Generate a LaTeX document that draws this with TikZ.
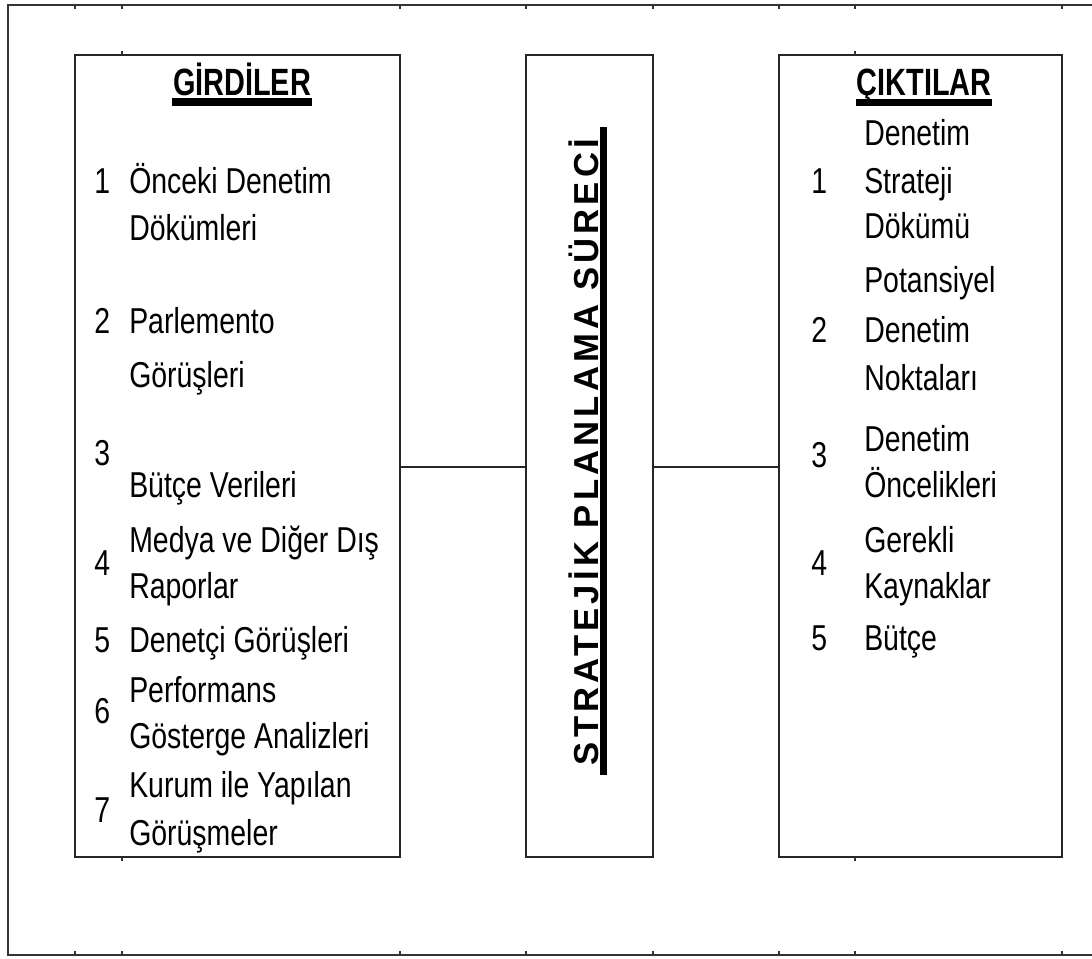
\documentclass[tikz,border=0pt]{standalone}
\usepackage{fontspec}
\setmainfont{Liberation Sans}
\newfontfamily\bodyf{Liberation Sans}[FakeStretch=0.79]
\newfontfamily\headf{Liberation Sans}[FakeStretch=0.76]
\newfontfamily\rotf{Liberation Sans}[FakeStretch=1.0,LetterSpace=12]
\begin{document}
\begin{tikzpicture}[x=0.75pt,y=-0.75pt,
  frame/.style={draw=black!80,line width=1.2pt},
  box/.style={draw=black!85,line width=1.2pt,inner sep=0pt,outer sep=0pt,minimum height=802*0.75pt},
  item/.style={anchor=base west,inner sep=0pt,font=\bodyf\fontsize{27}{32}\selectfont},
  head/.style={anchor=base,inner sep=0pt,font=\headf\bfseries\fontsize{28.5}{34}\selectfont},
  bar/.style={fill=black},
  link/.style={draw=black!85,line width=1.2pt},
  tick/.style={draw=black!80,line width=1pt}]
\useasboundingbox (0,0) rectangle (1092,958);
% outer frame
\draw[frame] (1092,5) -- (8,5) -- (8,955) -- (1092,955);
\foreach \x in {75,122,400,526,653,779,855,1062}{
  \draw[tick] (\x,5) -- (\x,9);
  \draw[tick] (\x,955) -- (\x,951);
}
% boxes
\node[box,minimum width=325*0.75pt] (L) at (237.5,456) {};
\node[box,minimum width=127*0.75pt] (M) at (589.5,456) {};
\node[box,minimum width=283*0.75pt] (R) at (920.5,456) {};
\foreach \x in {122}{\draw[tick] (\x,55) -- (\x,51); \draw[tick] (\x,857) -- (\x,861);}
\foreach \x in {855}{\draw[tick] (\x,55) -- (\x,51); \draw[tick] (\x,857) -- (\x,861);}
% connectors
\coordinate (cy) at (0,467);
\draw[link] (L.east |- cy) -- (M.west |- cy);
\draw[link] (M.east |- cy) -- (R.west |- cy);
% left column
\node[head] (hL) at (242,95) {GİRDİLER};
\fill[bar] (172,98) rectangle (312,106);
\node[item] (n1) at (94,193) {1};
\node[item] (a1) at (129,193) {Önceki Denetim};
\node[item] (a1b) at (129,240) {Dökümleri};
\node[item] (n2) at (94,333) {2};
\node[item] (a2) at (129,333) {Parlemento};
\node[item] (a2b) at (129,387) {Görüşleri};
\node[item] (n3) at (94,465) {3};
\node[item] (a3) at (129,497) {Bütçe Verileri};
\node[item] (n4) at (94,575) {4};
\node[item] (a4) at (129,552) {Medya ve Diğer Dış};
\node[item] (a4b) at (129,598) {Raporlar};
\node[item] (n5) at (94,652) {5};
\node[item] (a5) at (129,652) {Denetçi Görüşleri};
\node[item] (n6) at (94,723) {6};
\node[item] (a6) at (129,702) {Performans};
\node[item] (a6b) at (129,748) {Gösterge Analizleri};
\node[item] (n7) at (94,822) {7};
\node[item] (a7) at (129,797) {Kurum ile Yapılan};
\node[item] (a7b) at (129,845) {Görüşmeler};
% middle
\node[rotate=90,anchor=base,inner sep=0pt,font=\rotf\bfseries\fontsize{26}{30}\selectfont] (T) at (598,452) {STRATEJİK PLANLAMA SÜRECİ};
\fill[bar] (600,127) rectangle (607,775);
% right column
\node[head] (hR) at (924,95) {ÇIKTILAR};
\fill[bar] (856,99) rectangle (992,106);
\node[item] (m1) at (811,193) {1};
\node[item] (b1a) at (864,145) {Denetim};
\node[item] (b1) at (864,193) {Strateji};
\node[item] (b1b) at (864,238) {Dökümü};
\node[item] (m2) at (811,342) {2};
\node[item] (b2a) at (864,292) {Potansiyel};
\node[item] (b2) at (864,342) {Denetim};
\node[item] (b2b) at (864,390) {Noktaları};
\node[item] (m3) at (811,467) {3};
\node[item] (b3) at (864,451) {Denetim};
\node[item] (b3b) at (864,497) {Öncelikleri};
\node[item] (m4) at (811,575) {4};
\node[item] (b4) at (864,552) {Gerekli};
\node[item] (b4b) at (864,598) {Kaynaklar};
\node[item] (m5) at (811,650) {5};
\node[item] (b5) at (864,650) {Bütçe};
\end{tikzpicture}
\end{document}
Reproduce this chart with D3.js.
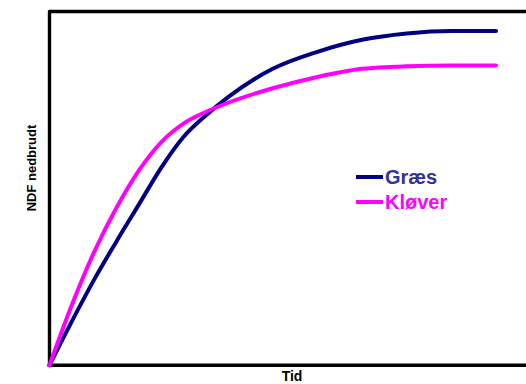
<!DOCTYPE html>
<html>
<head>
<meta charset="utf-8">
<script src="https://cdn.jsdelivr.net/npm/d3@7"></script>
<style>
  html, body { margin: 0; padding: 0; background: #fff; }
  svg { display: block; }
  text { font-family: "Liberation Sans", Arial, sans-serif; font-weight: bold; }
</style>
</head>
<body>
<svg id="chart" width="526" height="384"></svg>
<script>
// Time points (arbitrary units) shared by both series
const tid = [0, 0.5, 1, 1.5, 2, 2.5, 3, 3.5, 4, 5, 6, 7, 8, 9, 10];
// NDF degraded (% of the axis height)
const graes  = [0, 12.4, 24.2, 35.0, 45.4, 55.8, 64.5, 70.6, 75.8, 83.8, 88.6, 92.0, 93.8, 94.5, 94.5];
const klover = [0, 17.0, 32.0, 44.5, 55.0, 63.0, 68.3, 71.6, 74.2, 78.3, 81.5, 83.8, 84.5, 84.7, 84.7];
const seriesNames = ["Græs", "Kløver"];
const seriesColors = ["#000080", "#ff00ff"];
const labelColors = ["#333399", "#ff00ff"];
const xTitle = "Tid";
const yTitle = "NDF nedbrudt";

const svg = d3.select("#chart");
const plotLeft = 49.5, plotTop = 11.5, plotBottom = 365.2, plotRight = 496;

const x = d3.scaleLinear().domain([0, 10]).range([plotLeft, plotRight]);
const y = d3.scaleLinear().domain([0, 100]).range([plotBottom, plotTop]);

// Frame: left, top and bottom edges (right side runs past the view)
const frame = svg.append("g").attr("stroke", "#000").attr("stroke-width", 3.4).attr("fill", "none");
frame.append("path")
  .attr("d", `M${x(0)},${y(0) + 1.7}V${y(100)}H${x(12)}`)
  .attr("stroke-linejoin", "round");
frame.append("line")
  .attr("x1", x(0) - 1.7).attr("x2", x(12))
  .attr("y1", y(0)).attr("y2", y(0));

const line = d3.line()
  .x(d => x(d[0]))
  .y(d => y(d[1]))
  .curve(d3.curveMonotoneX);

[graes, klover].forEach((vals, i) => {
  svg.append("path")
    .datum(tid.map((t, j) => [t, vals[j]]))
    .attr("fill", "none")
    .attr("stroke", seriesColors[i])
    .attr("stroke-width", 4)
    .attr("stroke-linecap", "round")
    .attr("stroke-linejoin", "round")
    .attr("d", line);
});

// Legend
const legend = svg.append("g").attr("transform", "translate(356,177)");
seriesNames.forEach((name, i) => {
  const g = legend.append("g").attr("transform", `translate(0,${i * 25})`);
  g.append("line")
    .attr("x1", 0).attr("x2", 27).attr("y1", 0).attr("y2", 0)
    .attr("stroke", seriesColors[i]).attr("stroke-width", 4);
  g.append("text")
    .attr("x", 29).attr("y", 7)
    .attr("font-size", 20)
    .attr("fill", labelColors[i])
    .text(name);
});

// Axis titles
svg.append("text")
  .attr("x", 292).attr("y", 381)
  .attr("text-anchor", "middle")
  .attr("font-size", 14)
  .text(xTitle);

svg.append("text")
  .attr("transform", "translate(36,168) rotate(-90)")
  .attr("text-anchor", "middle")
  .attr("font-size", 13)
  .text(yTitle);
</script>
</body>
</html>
-*-
> Given exercise
Show all lines above holding "with".

> Problem solution
Generate a LaTeX document that draws this with TikZ.
Reproduce this chart with D3.js.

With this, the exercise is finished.